Por Rodrigo Fonseca
Especial para o Correio da Manhã
Cada vez que um Festival de Berlim chega ao fim, a pergunta mais repetida entre jornalistas e demais convidadas/os é: que fim terão os estonteantes retratos das celebridades que passaram pela disputa oficial, pelo júri ou por mostras paralelas, exibidos no hall de entrada da sala de projeção do Berlinale Palast?
O clique do cearense Karim Aïnouz, quando foi jurado do evento, em 2022, com um sorriso gaiato, é um instante único. O mesmo pode se dizer de uma despojada Sigourney Weaver, posando de terninho, pouco depois da exibição de "Meu Ano Em Nova York", em 2020. Este ano, um enquadramento de Cate Blanchett, usando uma blusa quadriculada, transborda serenidade. Mais serena só a mirada de Peter Dinklage, protagonista de "She Came To Me", romance que inaugurou a 73ª edição da maratona cinéfila alemã.
Quem clicou todas as pessoas de maneira personalíssima foi Jens Koch, um alemão de 41 anos que se tornou o retratista oficial da Berlinale, desde que a atual curadoria, estruturada por Mariette Rissenbeek e Carlo Chatrian, assumiu, há quatro edições.
"Quando eu tinha uns 16 anos, eu entrei de penetra no tapete vermelho de Berlim, todo abusado, a fim de conseguir umas fotos, e vi George Clooney e Leonardo DiCaprio passando ali. Na sequência, virei fotojornalista, totalmente na prática, sem curso, e sem ambições de um dia trabalhar com cinema. Há quatro anos, entrei nesse cargo da Berlinale, sem qualquer olhar prévio acerca da luz ou de enquadramento, atento apenas à boa sorte que a iluminação pode me trazer num instante, num acaso", explicou Jens ao Correio da Manhã.
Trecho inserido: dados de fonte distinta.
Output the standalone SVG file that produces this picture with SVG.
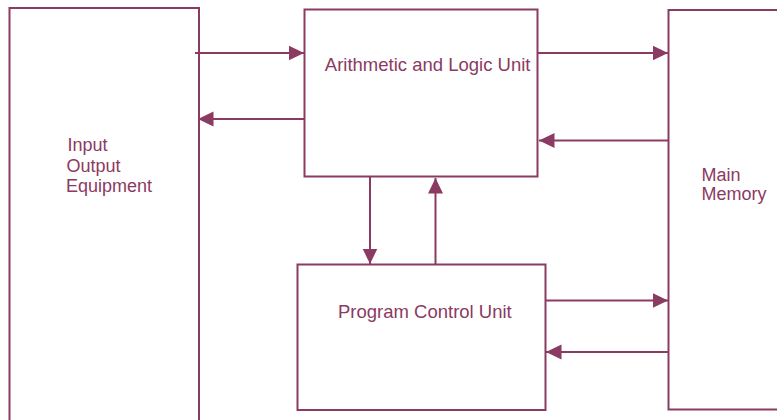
<svg xmlns="http://www.w3.org/2000/svg" width="777" height="420" viewBox="0 0 777 420">
<defs>
<style>
.box{fill:#fff;stroke:#8b3a62;stroke-width:2}
.lbl{font-family:"Liberation Sans",Arial,sans-serif;fill:#8b3a62}
.con{stroke:#8b3a62;stroke-width:2;fill:none;marker-end:url(#ah)}
</style>
<marker id="ah" markerUnits="userSpaceOnUse" markerWidth="16" markerHeight="16" viewBox="0 0 16 16" refX="15.5" refY="8" orient="auto">
<path d="M0,0.5 L15.5,8 L0,15.5 Z" fill="#8b3a62"/>
</marker>
</defs>
<rect width="777" height="420" fill="#fff"/>
<g id="io">
<rect class="box" x="9.5" y="8" width="189.5" height="420"/>
<text class="lbl" font-size="18" x="67.5" y="151">Input</text>
<text class="lbl" font-size="18" x="66.5" y="171.5">Output</text>
<text class="lbl" font-size="18" x="66" y="191.5">Equipment</text>
</g>
<g id="alu">
<rect class="box" x="304.5" y="9.5" width="233" height="167"/>
<text class="lbl" font-size="18.5" x="324.8" y="71">Arithmetic and Logic Unit</text>
</g>
<g id="pcu">
<rect class="box" x="297.5" y="264.5" width="248" height="145.5"/>
<text class="lbl" font-size="18.5" x="338" y="318">Program Control Unit</text>
</g>
<g id="mem">
<rect class="box" x="668.5" y="10" width="130" height="399.5"/>
<text class="lbl" font-size="18" x="701.5" y="180.5">Main</text>
<text class="lbl" font-size="18" x="701.5" y="200">Memory</text>
</g>
<g id="connectors">
<path class="con" d="M195,53 H304"/>
<path class="con" d="M304,119 H198"/>
<path class="con" d="M538,53 H668"/>
<path class="con" d="M668,140.5 H539"/>
<path class="con" d="M370,177 V264"/>
<path class="con" d="M435.5,264 V178"/>
<path class="con" d="M545,300.5 H668"/>
<path class="con" d="M668,352 H546"/>
</g>
</svg>
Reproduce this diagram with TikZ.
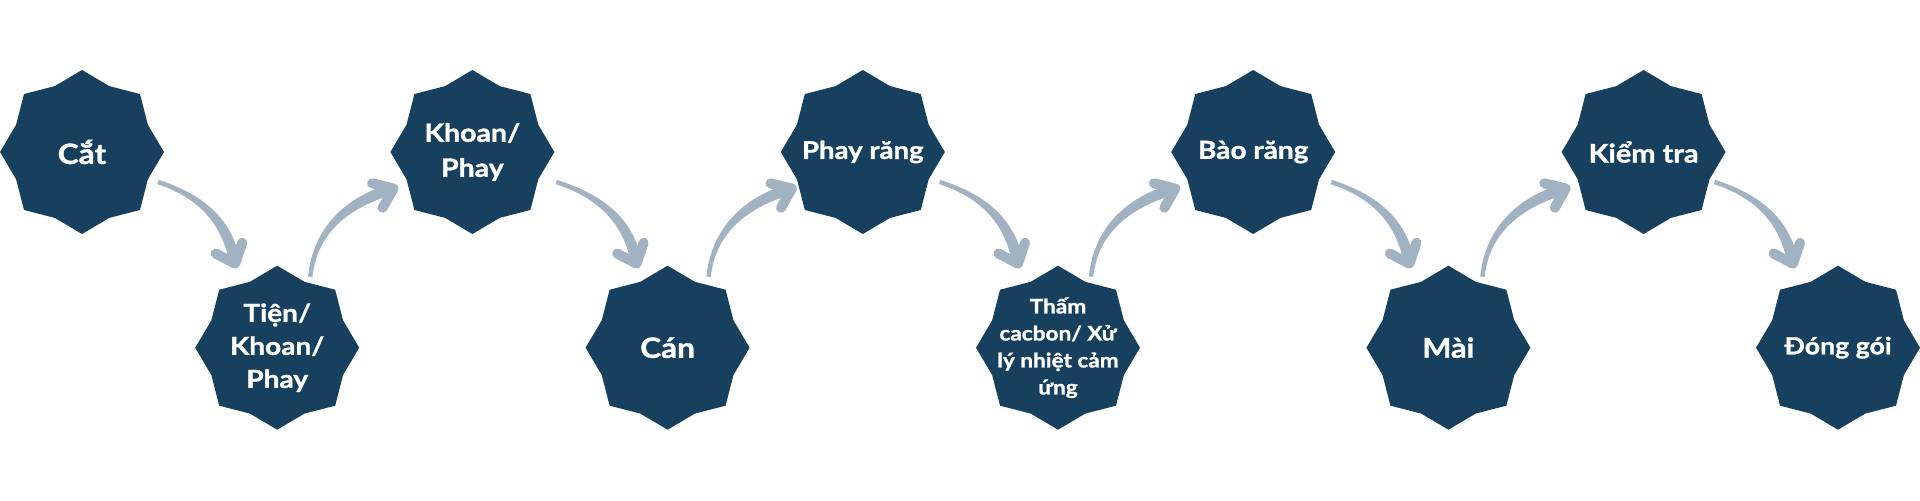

Sua dinâmica de trabalho é correria pura. Ele espera os convidados mais esperados do festival se posicionarem no Hotel Hyatt, que fica ao lado da Berlinale Palast, convida cada um para um pequeninho estúdio improvisado numa das alas da luxuosa hospedaria.
Lá, tem minutos para estruturar a luz precisa, ajeitar o obturador de sua câmera e clicar, contando com a disposição de cineastas veteranos, como o francês Philippe Garrel, ou talentos recém-chegados aos sets, como a estreante Celine Song. Na sequência, as imagens que faz são enviadas para tratamento de cor e para impressão, em forma de painéis gigantes. Na presidência do júri deste ano, a atriz Kristen Stewart não fugiu de suas lentes, abrindo a camisa de um jeito maroto, pra deixar o umbigo aparecer, numa composição delicada. Já a diretora colombiana Diana Bustamente, jurada do troféu de Melhor Documentário, optou por um ar mais intelectual, valorizando seu óculos de armação bojuda.
"A chave desse trabalho é saber enquadrar atitudes, não rostos. Existe um instante em que a pessoa se solta e te oferece o ângulo exato, numa posição inesperada. A foto vem daí", explica Jens, que não tem tempo de conferir os longas das estrelas e cineastas que retrata. "O tempo é cronometrado aqui, no corre-corre, e eu gosto de me entregar com calma e respeito ao que vou assistir no cinema. Em algum momento, eu consigo ver tudo. No festival de 2021, por exemplo, por conta da pandemia, houve uma edição competitiva online. Mas, depois, os filmes foram reapresentados presencialmente, numa espécie de Berlinale Summer Edition. Ali, tive que correr para fazer as fotos em locais abertos, preservando os protocolos relativos à covid", recorda.
Em seu histórico de trabalho, Jens tem uma história de fazer inveja às narrativas que brigam pelo Urso de Ouro: em 2010, ele e um colega jornalista, Marcus Hellwig, passaram quatro meses presos no Irã, sob ameaça de uma pena maior, por terem entrado naquele país com o visto de turista e não o de repórter, para fazerem uma entrevista que não desceu bem nas autoridades iranianas. Mas eles acabaram sendo soltos.
"Hoje eu falo desse episódio com calma, mas foi um pesadelo", diz Jens, que consegue não se deslumbrar com as personalidades que retrata para o Festival de Berlim, comovendo-se só em casos muito especiais. "Este ano, o retrato de John Malkovich foi algo marcante. Ele veio a Berlim exibir 'Sêneca', que é uma narrativa experimental. A voz dele, sua performance, sua história, seu talento. Fotografar um artista desse porte é algo que a gente não esquece, mesmo na pressa do dia a dia de um festival tão grande".